Pieter Botha etait venu en Suisse participer àdes négociations secrètes.

Tout en condamnant le régime de l'apartheid, la Suisse a maintenu d'étroits contacts avec Pretoria entre 1948 et 1994. Le rapport final du Fonds national sur les relations entre la Suisse et l'Afrique du Sud sous l'apartheid - le fameux PNR42+ publié en octobre 2005 - documente très bien cette attitude schizophrénique. En ne se joignant pas aux sanctions internationales, la Suisse a, par ses exportations de capitaux et l'acquisition d'or sud-africain, soutenu économiquement le régime. Elle a aussi appuyé la fabrication de bombes atomiques sud-africaines en violant l'embargo onusien, rappelle l'historien Peter Hug.

D'autres faits sont moins connus. La Suisse a ainsi soutenu en 1988 une initiative de paix secrète lancée par un avocat du Cap, Richard Rosenthal. Son but: ouvrir des négociations entre le gouvernement d'apartheid et l'African National Congress (ANC). Et aboutir à la libération de Nelson Mandela. C'est dans ce cadre que Pieter Botha rencontre le conseiller fédéral socialiste René Felber à Berne en 1988.

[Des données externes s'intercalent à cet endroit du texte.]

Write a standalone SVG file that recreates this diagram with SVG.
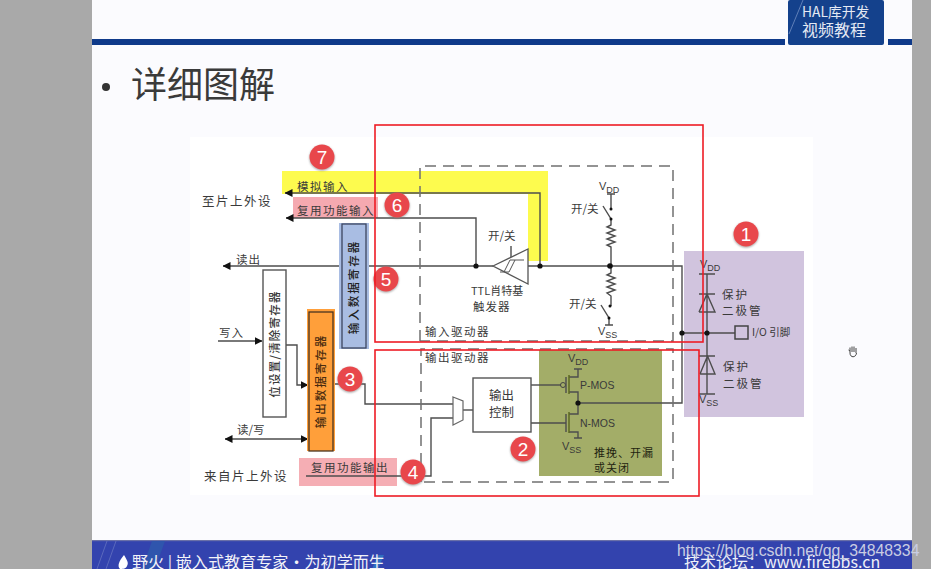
<svg xmlns="http://www.w3.org/2000/svg" width="931" height="569" viewBox="0 0 931 569">
<style>
text{font-family:"Noto Sans CJK SC","Liberation Sans",sans-serif;fill:#3a3a3a;font-size:11.5px}
.en{font-family:"Liberation Sans",sans-serif;font-size:11px}
.w{fill:none;stroke:#4d4d4d;stroke-width:1.4}
.dash{fill:none;stroke:#707070;stroke-width:1.5;stroke-dasharray:11 7}
.red{fill:none;stroke:#ee1c25;stroke-width:1.6}
.box{fill:#fff;stroke:#555;stroke-width:1.4}
.dot{fill:#111}
.badge{fill:#e8474c;filter:url(#sh)}
.num{fill:#fff;font-family:"Liberation Sans",sans-serif;font-size:19px;text-anchor:middle}
.head{fill:#111}
</style>
<defs>
<filter id="sh" x="-30%" y="-30%" width="160%" height="160%"><feDropShadow dx="0" dy="1" stdDeviation="1" flood-color="#777" flood-opacity="0.7"/></filter>
<marker id="ah" viewBox="0 0 8 8" refX="7.5" refY="4" markerWidth="8" markerHeight="8" orient="auto-start-reverse" markerUnits="userSpaceOnUse"><path d="M0 0L8 4L0 8Z" class="head"/></marker>
</defs>

<g id="slide">
<rect width="931" height="569" fill="#a9a9a9"/>
<rect x="92" y="0" width="820" height="569" fill="#fbfbfe"/>
<rect x="92" y="39" width="693" height="6" fill="#0f3a8a"/>
<rect x="888" y="39" width="24" height="6" fill="#0f3a8a"/>
<rect x="788" y="0" width="96" height="45" rx="2" fill="#14418c"/>
<path d="M789 34L803 0" stroke="#5f7fb8" stroke-width="1" fill="none"/>
<text x="802" y="17" style="font-size:13.800px;fill:#e4e9f3">HAL库开发</text>
<text x="802" y="36" style="font-size:16px;fill:#e4e9f3">视频教程</text>
<circle cx="106" cy="87" r="4" fill="#333"/>
<text x="131" y="98" style="font-size:36px;fill:#3a3a3a">详细图解</text>
<rect x="92" y="541" width="820" height="28" fill="#3343ae"/>
<rect x="92" y="540" width="820" height="1.2" fill="#6a70a8"/>
<path d="M142 569L152 541H165L155 569Z" fill="#2f55ad"/>
<path d="M372 569L378 555H384L378 569Z" fill="#2f6fc0"/>
<path d="M97 569L107 541M106 569L116 541" stroke="#6472c0" stroke-width="0.8" fill="none"/>
<path d="M124 555C127 560 129 563 127 566C126 569 122 569 120 569C117 566 119 561 124 555Z" fill="#fff"/>
<text x="132" y="568" style="font-size:16.100px;fill:#f2f2f8">野火 | 嵌入式教育专家・为初学而生</text>
<text x="684" y="568" style="font-size:16px;fill:#eef0f8">技术论坛：www.firebbs.cn</text>
<text x="677" y="556" style="font-family:'Liberation Sans',sans-serif;font-size:15.800px;fill:#c9cde2">https://blog.csdn.net/qq_34848334</text>
<path d="M850 353V347.500M852 352V346.500M854 352V346.500M856 353V348M850 351L848.500 350M850 353C850 358 856 358 856.500 353" fill="none" stroke="#444" stroke-width="1"/>
</g>

<g id="figure-bg">
<rect x="190" y="137" width="623" height="358" fill="#fff"/>
<rect x="282" y="171" width="266" height="23" fill="#fdfb4e"/>
<rect x="528" y="171" width="20" height="90" fill="#fdfb4e"/>
<rect x="293" y="197" width="85" height="21" fill="#f5a9b0"/>
<rect x="299" y="458" width="98" height="28" fill="#f5aeb4"/>
<rect x="684" y="251" width="120" height="166" fill="#d1c4de"/>
<rect x="539" y="350" width="123" height="126" fill="#a3ad68"/>
</g>

<g id="connectors">
<path class="w" d="M285 193H540V266" marker-start="url(#ah)"/>
<path class="w" d="M286 218H476V266" marker-start="url(#ah)"/>
<path class="w" d="M223 266H342" marker-start="url(#ah)"/>
<path class="w" d="M366 266H493"/>
<path class="w" d="M528 266H682V403H578"/>
<path class="w" d="M682 333H735"/>
<path class="w" d="M218 341H262" marker-end="url(#ah)"/>
<path class="w" d="M286 345H297V385H308" marker-end="url(#ah)"/>
<path class="w" d="M225 439H308" marker-start="url(#ah)" marker-end="url(#ah)"/>
<path class="w" d="M333 384H365V404H453"/>
<path class="w" d="M306 476H431V418H453"/>
<path class="w" d="M463 410H473"/>
<path class="w" d="M511 246V258"/>
<path class="w" d="M531 385H561"/>
<path class="w" d="M531 423H566"/>
</g>

<g id="driver-frames">
<path class="dash" d="M420 341V166H673V341H420"/>
<path class="dash" d="M421 482V349H673V482H421"/>
</g>

<g id="schmitt-trigger">
<path d="M493 266L528 249V284Z" fill="#fff" stroke="#555" stroke-width="1.300"/>
<path d="M500 272H509L515 260H524M504 272L510 260H515" fill="none" stroke="#555" stroke-width="1"/>
<circle class="dot" cx="476" cy="266" r="2.600"/>
<circle class="dot" cx="540" cy="266" r="2.600"/>
<text x="488" y="240">开/关</text>
<text x="471" y="295" style="font-size:11px">TTL肖特基</text>
<text x="473" y="311" style="letter-spacing:1px">触发器</text>
</g>

<g id="pull-network">
<path class="w" d="M607 194H615M611 194V209"/>
<path class="w" d="M603 206L611 219V225L607 227L615 230L607 233L615 236L607 239L615 242L607 245L611 247V273L607 275L615 278L607 281L615 284L607 287L615 290L607 293L611 296V306M601 305L609 318V325M605 325H613"/>
<circle class="dot" cx="611" cy="209" r="1.500"/><circle class="dot" cx="611" cy="219" r="1.500"/>
<circle class="dot" cx="610" cy="306" r="1.500"/><circle class="dot" cx="609" cy="318" r="1.500"/>
<circle class="dot" cx="610" cy="266" r="2.800"/>
<text x="571" y="213">开/关</text>
<text x="569" y="308">开/关</text>
<text class="en" x="599" y="190">V<tspan dy="3" font-size="9">DD</tspan></text>
<text class="en" x="598" y="335">V<tspan dy="3" font-size="9">SS</tspan></text>
</g>

<g id="protection">
<path class="w" d="M707 274V394M699 274H715M699 294H715M699 312H715L707 294L699 312M699 356H715M700 374H715L707.500 356L700 374M699 394H715"/>
<circle class="dot" cx="682" cy="333" r="2.600"/>
<circle class="dot" cx="707" cy="333" r="2.600"/>
<rect x="735" y="326" width="13" height="13" fill="none" stroke="#444" stroke-width="1.500"/>
<text class="en" x="700" y="268">V<tspan dy="3" font-size="9">DD</tspan></text>
<text class="en" x="699" y="403">V<tspan dy="3" font-size="9">SS</tspan></text>
<text x="722" y="299" style="letter-spacing:2px">保护</text>
<text x="722" y="315" style="letter-spacing:2px">二极管</text>
<text x="723" y="371" style="letter-spacing:2px">保护</text>
<text x="723" y="388" style="letter-spacing:2px">二极管</text>
<text x="752" y="336" style="font-size:10.500px">I/O 引脚</text>
</g>

<g id="registers">
<rect class="box" x="263" y="270" width="23" height="147"/>
<rect x="339" y="223" width="30" height="126" fill="#a9bde3"/>
<rect x="342" y="224" width="24" height="124" fill="#a9bde3" stroke="#3c4660" stroke-width="1.300"/>
<rect x="307" y="309" width="28" height="142" fill="#ff9f3a"/>
<rect x="309" y="312" width="24" height="139" fill="#ff9f3a" stroke="#4a3520" stroke-width="1.300"/>
<text transform="translate(278.500 344) rotate(-90)" text-anchor="middle" style="letter-spacing:1.200px;font-weight:500">位设置/清除寄存器</text>
<text transform="translate(358 287) rotate(-90)" text-anchor="middle" style="letter-spacing:2px;fill:#222;font-weight:500">输入数据寄存器</text>
<text transform="translate(325 381) rotate(-90)" text-anchor="middle" style="letter-spacing:2px;fill:#4a2c10;font-weight:500">输出数据寄存器</text>
</g>

<g id="mos-stage">
<path d="M453 397L463 401V420L453 425Z" fill="#fff" stroke="#666" stroke-width="1.200"/>
<rect class="box" x="473" y="378" width="58" height="54"/>
<text x="489" y="400" style="font-size:12.500px">输出</text>
<text x="489" y="417" style="font-size:12.500px">控制</text>
<circle cx="563" cy="385" r="2.500" fill="none" stroke="#444"/>
<path class="w" d="M574 369H582M578 369V377H569M569 392H578V414H569M569 432H578V438M574 438H582M566 377V393M566 414V432"/>
<path d="M569 375V394M569 412V433" stroke="#5d6a20" stroke-width="1.500" fill="none"/>
<circle class="dot" cx="578" cy="403" r="2.600"/>
<text class="en" x="568" y="362">V<tspan dy="3" font-size="9">DD</tspan></text>
<text class="en" x="562" y="450">V<tspan dy="3" font-size="9">SS</tspan></text>
<text class="en" x="580" y="389" style="font-size:10.500px">P-MOS</text>
<text class="en" x="580" y="427" style="font-size:10.500px">N-MOS</text>
<text x="594" y="457" style="font-size:11px;letter-spacing:1px;fill:#1f2410">推挽、开漏</text>
<text x="594" y="472" style="font-size:11px;letter-spacing:1px;fill:#1f2410">或关闭</text>
</g>

<g id="labels">
<text x="202" y="206" style="font-size:12.500px;letter-spacing:1.500px">至片上外设</text>
<text x="204" y="481" style="font-size:12.500px;letter-spacing:1.500px">来自片上外设</text>
<text x="297" y="191" style="letter-spacing:1.500px">模拟输入</text>
<text x="297" y="215" style="letter-spacing:1.500px">复用功能输入</text>
<text x="311" y="472" style="letter-spacing:1.500px">复用功能输出</text>
<text x="236" y="264" style="letter-spacing:1px">读出</text>
<text x="219" y="337" style="letter-spacing:1px">写入</text>
<text x="237" y="434">读/写</text>
<text x="425" y="336" style="letter-spacing:1.500px">输入驱动器</text>
<text x="425" y="362" style="letter-spacing:1.500px">输出驱动器</text>
</g>

<g id="callouts">
<g id="callout-1"><circle class="badge" cx="746" cy="234" r="12.500"/><text class="num" x="746" y="241">1</text></g>
<g id="callout-2"><circle class="badge" cx="523" cy="449" r="12.500"/><text class="num" x="523" y="456">2</text></g>
<g id="callout-3"><circle class="badge" cx="350" cy="379" r="12.500"/><text class="num" x="350" y="386">3</text></g>
<g id="callout-4"><circle class="badge" cx="413" cy="472" r="12.500"/><text class="num" x="413" y="479">4</text></g>
<g id="callout-5"><circle class="badge" cx="386" cy="279" r="12.500"/><text class="num" x="386" y="286">5</text></g>
<g id="callout-6"><circle class="badge" cx="397" cy="205" r="12.500"/><text class="num" x="397" y="212">6</text></g>
<g id="callout-7"><circle class="badge" cx="322" cy="157" r="12.500"/><text class="num" x="322" y="164">7</text></g>
</g>

<g id="highlight-frames">
<rect class="red" x="375" y="125" width="328" height="217"/>
<rect class="red" x="375" y="350" width="324" height="146"/>
</g>
</svg>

Tout a commencé le 23 septembre 1987. Richard Rosenthal fait part de son projet par lettre au président sud-africain. A sa grande surprise, Pieter Botha répond positivement. Son ministre Stoffel Van der Mewe et Richard Rosenthal pensent alors à la Suisse comme «pays facilitateur». Le 6 mai 1988, Richard Rosenthal rencontre le secrétaire d'Etat Edouard Brunner dans un restaurant bernois. Comme il le raconte dans un livre paru en 1998, Edouard Brunner lui promet ce jour-là le soutien et l'appui financier de Berne.

La machine est lancée. Les contacts diplomatiques se multiplient. Edouard Brunner propose notamment de libérer Nelson Mandela sur sol suisse, ce qui permettrait au gouvernement sud-africain, sans perdre la face, d'alléguer des motifs de santé. Le 3 octobre 1988, Pieter Botha rencontre René Felber à Berne. Mais l'entretien tourne mal. René Felber rend le président sud-africain furieux en lui demandant brusquement pourquoi l'«initiative Rosenthal» avance si lentement. Pieter Botha prend alors conscience de l'ampleur de l'opération. Le 6 novembre, Rosenthal est prié de renoncer à sa mission. Mais il ne lâche pas prise. Le 14 décembre, il adresse une lettre à Pieter Botha dans laquelle il transmet l'offre de Berne d'accueillir une rencontre secrète entre représentants du gouvernement et de l'ANC. La réponse tombe le 19 janvier 1989, négative. Elle met fin à la «mission» suisse.